- Problem details
Write the material out again, line by line, exactly as it is.

- Records

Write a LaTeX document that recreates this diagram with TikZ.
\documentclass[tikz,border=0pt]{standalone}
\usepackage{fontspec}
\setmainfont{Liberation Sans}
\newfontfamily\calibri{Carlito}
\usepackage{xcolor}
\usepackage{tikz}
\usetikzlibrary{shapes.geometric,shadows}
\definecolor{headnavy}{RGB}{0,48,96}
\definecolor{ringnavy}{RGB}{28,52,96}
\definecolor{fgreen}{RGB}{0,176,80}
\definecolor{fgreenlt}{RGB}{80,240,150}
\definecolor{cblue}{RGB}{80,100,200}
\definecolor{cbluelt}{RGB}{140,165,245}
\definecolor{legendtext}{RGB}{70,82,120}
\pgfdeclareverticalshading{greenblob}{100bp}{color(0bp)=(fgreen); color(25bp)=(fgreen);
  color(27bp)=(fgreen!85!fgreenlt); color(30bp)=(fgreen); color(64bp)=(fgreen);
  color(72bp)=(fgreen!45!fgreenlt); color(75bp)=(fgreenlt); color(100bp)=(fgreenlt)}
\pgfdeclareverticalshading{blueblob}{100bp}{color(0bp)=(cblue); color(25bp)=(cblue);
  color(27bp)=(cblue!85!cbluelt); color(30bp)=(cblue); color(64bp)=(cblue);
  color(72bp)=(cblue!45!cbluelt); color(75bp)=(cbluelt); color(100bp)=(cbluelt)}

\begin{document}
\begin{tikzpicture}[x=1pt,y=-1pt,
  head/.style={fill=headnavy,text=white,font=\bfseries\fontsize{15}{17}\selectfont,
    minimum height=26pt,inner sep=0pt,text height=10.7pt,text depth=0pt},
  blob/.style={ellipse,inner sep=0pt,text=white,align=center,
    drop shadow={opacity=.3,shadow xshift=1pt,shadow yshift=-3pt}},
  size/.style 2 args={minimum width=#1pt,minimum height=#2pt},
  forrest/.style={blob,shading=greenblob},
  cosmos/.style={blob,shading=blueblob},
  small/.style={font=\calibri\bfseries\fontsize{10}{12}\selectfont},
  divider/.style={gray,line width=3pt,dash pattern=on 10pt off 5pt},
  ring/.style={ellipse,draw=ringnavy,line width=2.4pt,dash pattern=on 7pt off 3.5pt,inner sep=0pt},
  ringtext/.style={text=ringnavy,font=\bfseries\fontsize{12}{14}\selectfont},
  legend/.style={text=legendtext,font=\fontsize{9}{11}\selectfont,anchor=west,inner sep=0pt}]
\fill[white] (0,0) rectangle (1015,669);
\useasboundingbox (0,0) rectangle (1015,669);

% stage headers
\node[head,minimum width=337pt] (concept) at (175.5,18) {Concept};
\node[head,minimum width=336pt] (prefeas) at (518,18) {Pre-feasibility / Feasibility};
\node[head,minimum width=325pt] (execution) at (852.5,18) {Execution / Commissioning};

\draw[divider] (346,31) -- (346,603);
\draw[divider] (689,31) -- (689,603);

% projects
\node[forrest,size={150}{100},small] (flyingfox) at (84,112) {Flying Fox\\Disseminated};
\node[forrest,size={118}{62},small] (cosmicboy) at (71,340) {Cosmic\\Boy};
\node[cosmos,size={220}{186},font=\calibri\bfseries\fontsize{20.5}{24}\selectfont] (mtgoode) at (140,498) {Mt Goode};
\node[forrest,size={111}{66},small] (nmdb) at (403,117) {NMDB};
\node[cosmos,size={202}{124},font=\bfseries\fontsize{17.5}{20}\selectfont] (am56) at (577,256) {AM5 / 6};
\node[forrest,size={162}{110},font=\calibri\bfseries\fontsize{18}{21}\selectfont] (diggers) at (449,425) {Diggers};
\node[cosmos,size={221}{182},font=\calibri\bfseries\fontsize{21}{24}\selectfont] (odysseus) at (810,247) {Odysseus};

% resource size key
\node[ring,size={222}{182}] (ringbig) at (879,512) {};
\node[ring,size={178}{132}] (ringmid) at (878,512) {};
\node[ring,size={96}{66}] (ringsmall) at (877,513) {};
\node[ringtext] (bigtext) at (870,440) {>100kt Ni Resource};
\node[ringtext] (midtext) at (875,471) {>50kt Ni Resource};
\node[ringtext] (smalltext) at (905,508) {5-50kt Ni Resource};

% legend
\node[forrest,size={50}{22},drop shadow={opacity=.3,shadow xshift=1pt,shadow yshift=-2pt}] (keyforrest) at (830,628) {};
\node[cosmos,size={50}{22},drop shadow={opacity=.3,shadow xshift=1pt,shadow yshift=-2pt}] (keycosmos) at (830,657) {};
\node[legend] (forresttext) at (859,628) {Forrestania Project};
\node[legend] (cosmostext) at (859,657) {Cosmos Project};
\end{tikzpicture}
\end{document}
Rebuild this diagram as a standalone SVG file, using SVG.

- Exercise output
Write a LaTeX document that recreates this diagram with TikZ.
\documentclass[tikz,border=0pt]{standalone}
\usepackage{fontspec}
\setmainfont{Liberation Sans}
\newfontfamily\calibri{Carlito}
\usepackage{xcolor}
\usepackage{tikz}
\usetikzlibrary{shapes.geometric,shadows}
\definecolor{headnavy}{RGB}{0,48,96}
\definecolor{ringnavy}{RGB}{28,52,96}
\definecolor{fgreen}{RGB}{0,176,80}
\definecolor{fgreenlt}{RGB}{80,240,150}
\definecolor{cblue}{RGB}{80,100,200}
\definecolor{cbluelt}{RGB}{140,165,245}
\definecolor{legendtext}{RGB}{70,82,120}
\pgfdeclareverticalshading{greenblob}{100bp}{color(0bp)=(fgreen); color(25bp)=(fgreen);
  color(27bp)=(fgreen!85!fgreenlt); color(30bp)=(fgreen); color(64bp)=(fgreen);
  color(72bp)=(fgreen!45!fgreenlt); color(75bp)=(fgreenlt); color(100bp)=(fgreenlt)}
\pgfdeclareverticalshading{blueblob}{100bp}{color(0bp)=(cblue); color(25bp)=(cblue);
  color(27bp)=(cblue!85!cbluelt); color(30bp)=(cblue); color(64bp)=(cblue);
  color(72bp)=(cblue!45!cbluelt); color(75bp)=(cbluelt); color(100bp)=(cbluelt)}

\begin{document}
\begin{tikzpicture}[x=1pt,y=-1pt,
  head/.style={fill=headnavy,text=white,font=\bfseries\fontsize{15}{17}\selectfont,
    minimum height=26pt,inner sep=0pt,text height=10.7pt,text depth=0pt},
  blob/.style={ellipse,inner sep=0pt,text=white,align=center,
    drop shadow={opacity=.3,shadow xshift=1pt,shadow yshift=-3pt}},
  size/.style 2 args={minimum width=#1pt,minimum height=#2pt},
  forrest/.style={blob,shading=greenblob},
  cosmos/.style={blob,shading=blueblob},
  small/.style={font=\calibri\bfseries\fontsize{10}{12}\selectfont},
  divider/.style={gray,line width=3pt,dash pattern=on 10pt off 5pt},
  ring/.style={ellipse,draw=ringnavy,line width=2.4pt,dash pattern=on 7pt off 3.5pt,inner sep=0pt},
  ringtext/.style={text=ringnavy,font=\bfseries\fontsize{12}{14}\selectfont},
  legend/.style={text=legendtext,font=\fontsize{9}{11}\selectfont,anchor=west,inner sep=0pt}]
\fill[white] (0,0) rectangle (1015,669);
\useasboundingbox (0,0) rectangle (1015,669);

% stage headers
\node[head,minimum width=337pt] (concept) at (175.5,18) {Concept};
\node[head,minimum width=336pt] (prefeas) at (518,18) {Pre-feasibility / Feasibility};
\node[head,minimum width=325pt] (execution) at (852.5,18) {Execution / Commissioning};

\draw[divider] (346,31) -- (346,603);
\draw[divider] (689,31) -- (689,603);

% projects
\node[forrest,size={150}{100},small] (flyingfox) at (84,112) {Flying Fox\\Disseminated};
\node[forrest,size={118}{62},small] (cosmicboy) at (71,340) {Cosmic\\Boy};
\node[cosmos,size={220}{186},font=\calibri\bfseries\fontsize{20.5}{24}\selectfont] (mtgoode) at (140,498) {Mt Goode};
\node[forrest,size={111}{66},small] (nmdb) at (403,117) {NMDB};
\node[cosmos,size={202}{124},font=\bfseries\fontsize{17.5}{20}\selectfont] (am56) at (577,256) {AM5 / 6};
\node[forrest,size={162}{110},font=\calibri\bfseries\fontsize{18}{21}\selectfont] (diggers) at (449,425) {Diggers};
\node[cosmos,size={221}{182},font=\calibri\bfseries\fontsize{21}{24}\selectfont] (odysseus) at (810,247) {Odysseus};

% resource size key
\node[ring,size={222}{182}] (ringbig) at (879,512) {};
\node[ring,size={178}{132}] (ringmid) at (878,512) {};
\node[ring,size={96}{66}] (ringsmall) at (877,513) {};
\node[ringtext] (bigtext) at (870,440) {>100kt Ni Resource};
\node[ringtext] (midtext) at (875,471) {>50kt Ni Resource};
\node[ringtext] (smalltext) at (905,508) {5-50kt Ni Resource};

% legend
\node[forrest,size={50}{22},drop shadow={opacity=.3,shadow xshift=1pt,shadow yshift=-2pt}] (keyforrest) at (830,628) {};
\node[cosmos,size={50}{22},drop shadow={opacity=.3,shadow xshift=1pt,shadow yshift=-2pt}] (keycosmos) at (830,657) {};
\node[legend] (forresttext) at (859,628) {Forrestania Project};
\node[legend] (cosmostext) at (859,657) {Cosmos Project};
\end{tikzpicture}
\end{document}
Rebuild this diagram as a standalone SVG file, using SVG.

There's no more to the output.